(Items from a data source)
------------
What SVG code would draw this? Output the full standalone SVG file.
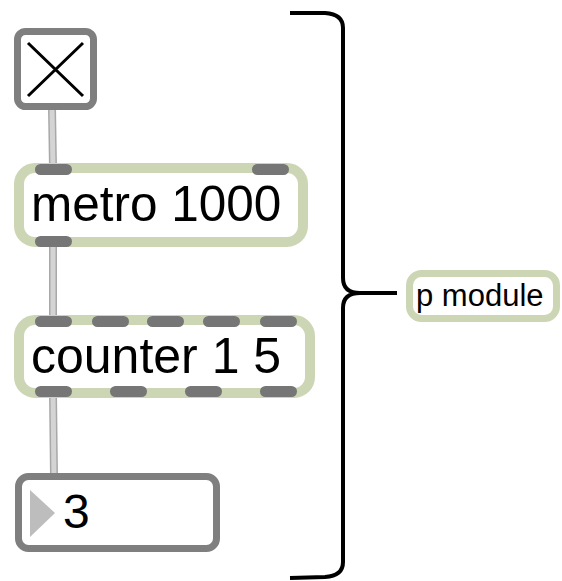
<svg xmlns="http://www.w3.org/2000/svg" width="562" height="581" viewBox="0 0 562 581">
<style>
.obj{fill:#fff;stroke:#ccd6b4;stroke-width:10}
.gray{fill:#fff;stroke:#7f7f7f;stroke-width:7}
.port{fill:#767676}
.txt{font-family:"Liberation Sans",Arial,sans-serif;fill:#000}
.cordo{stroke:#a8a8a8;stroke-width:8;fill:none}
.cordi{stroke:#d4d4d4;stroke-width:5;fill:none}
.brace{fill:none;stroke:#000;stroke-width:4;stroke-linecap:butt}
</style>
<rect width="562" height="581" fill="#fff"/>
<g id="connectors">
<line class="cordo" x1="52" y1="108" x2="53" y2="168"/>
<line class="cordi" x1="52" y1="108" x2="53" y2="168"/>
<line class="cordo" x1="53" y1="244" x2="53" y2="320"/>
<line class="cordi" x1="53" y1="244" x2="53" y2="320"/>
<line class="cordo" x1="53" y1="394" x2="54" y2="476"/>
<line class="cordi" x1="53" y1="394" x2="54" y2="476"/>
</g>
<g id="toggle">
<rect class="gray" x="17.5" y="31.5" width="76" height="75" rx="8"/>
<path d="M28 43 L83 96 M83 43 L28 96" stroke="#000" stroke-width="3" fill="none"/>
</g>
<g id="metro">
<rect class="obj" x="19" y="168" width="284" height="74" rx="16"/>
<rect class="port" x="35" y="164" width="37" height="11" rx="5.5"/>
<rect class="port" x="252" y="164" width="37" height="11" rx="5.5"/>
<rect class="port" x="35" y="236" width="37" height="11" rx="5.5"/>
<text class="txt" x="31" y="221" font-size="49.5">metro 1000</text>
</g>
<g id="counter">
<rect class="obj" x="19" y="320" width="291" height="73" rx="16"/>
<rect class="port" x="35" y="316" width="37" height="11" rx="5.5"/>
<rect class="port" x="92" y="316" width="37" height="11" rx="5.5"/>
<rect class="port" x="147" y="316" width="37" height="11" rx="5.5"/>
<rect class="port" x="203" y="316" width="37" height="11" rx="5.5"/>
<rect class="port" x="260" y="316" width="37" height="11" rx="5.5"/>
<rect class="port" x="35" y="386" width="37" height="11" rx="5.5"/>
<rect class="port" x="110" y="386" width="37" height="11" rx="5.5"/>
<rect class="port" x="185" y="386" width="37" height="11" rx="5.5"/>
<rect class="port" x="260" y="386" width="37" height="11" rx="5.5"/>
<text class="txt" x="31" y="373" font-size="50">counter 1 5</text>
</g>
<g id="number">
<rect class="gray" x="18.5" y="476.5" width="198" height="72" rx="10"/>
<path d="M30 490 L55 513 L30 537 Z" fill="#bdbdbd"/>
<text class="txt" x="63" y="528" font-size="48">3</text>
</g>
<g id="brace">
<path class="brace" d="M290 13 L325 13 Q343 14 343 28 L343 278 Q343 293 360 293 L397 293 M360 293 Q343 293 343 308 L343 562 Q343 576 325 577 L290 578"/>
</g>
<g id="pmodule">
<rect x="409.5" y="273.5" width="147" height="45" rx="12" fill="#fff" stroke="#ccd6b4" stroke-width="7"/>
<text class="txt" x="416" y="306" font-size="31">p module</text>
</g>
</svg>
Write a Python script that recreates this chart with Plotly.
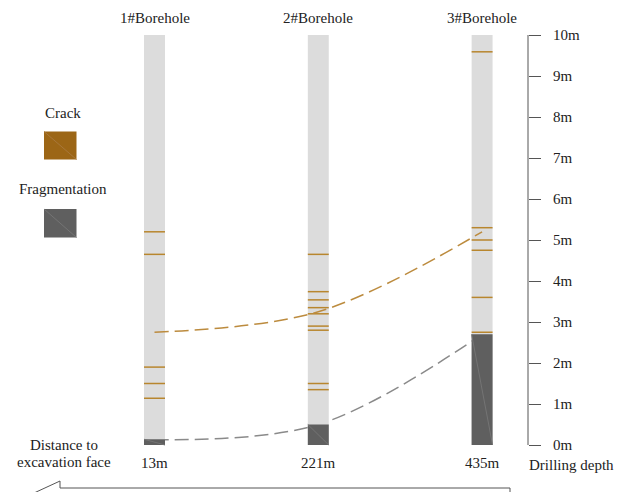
------------
Exercise brief
Set down all the data again exactly as above, pictures excluded.

Result for this exercise
What SVG code would draw this? Output the full standalone SVG file.
<svg xmlns="http://www.w3.org/2000/svg" width="562" height="581" viewBox="0 0 562 581">
<style>
.obj{fill:#fff;stroke:#ccd6b4;stroke-width:10}
.gray{fill:#fff;stroke:#7f7f7f;stroke-width:7}
.port{fill:#767676}
.txt{font-family:"Liberation Sans",Arial,sans-serif;fill:#000}
.cordo{stroke:#a8a8a8;stroke-width:8;fill:none}
.cordi{stroke:#d4d4d4;stroke-width:5;fill:none}
.brace{fill:none;stroke:#000;stroke-width:4;stroke-linecap:butt}
</style>
<rect width="562" height="581" fill="#fff"/>
<g id="connectors">
<line class="cordo" x1="52" y1="108" x2="53" y2="168"/>
<line class="cordi" x1="52" y1="108" x2="53" y2="168"/>
<line class="cordo" x1="53" y1="244" x2="53" y2="320"/>
<line class="cordi" x1="53" y1="244" x2="53" y2="320"/>
<line class="cordo" x1="53" y1="394" x2="54" y2="476"/>
<line class="cordi" x1="53" y1="394" x2="54" y2="476"/>
</g>
<g id="toggle">
<rect class="gray" x="17.5" y="31.5" width="76" height="75" rx="8"/>
<path d="M28 43 L83 96 M83 43 L28 96" stroke="#000" stroke-width="3" fill="none"/>
</g>
<g id="metro">
<rect class="obj" x="19" y="168" width="284" height="74" rx="16"/>
<rect class="port" x="35" y="164" width="37" height="11" rx="5.5"/>
<rect class="port" x="252" y="164" width="37" height="11" rx="5.5"/>
<rect class="port" x="35" y="236" width="37" height="11" rx="5.5"/>
<text class="txt" x="31" y="221" font-size="49.5">metro 1000</text>
</g>
<g id="counter">
<rect class="obj" x="19" y="320" width="291" height="73" rx="16"/>
<rect class="port" x="35" y="316" width="37" height="11" rx="5.5"/>
<rect class="port" x="92" y="316" width="37" height="11" rx="5.5"/>
<rect class="port" x="147" y="316" width="37" height="11" rx="5.5"/>
<rect class="port" x="203" y="316" width="37" height="11" rx="5.5"/>
<rect class="port" x="260" y="316" width="37" height="11" rx="5.5"/>
<rect class="port" x="35" y="386" width="37" height="11" rx="5.5"/>
<rect class="port" x="110" y="386" width="37" height="11" rx="5.5"/>
<rect class="port" x="185" y="386" width="37" height="11" rx="5.5"/>
<rect class="port" x="260" y="386" width="37" height="11" rx="5.5"/>
<text class="txt" x="31" y="373" font-size="50">counter 1 5</text>
</g>
<g id="number">
<rect class="gray" x="18.5" y="476.5" width="198" height="72" rx="10"/>
<path d="M30 490 L55 513 L30 537 Z" fill="#bdbdbd"/>
<text class="txt" x="63" y="528" font-size="48">3</text>
</g>
<g id="brace">
<path class="brace" d="M290 13 L325 13 Q343 14 343 28 L343 278 Q343 293 360 293 L397 293 M360 293 Q343 293 343 308 L343 562 Q343 576 325 577 L290 578"/>
</g>
<g id="pmodule">
<rect x="409.5" y="273.5" width="147" height="45" rx="12" fill="#fff" stroke="#ccd6b4" stroke-width="7"/>
<text class="txt" x="416" y="306" font-size="31">p module</text>
</g>
</svg>
Write a Python script that recreates this chart with Plotly.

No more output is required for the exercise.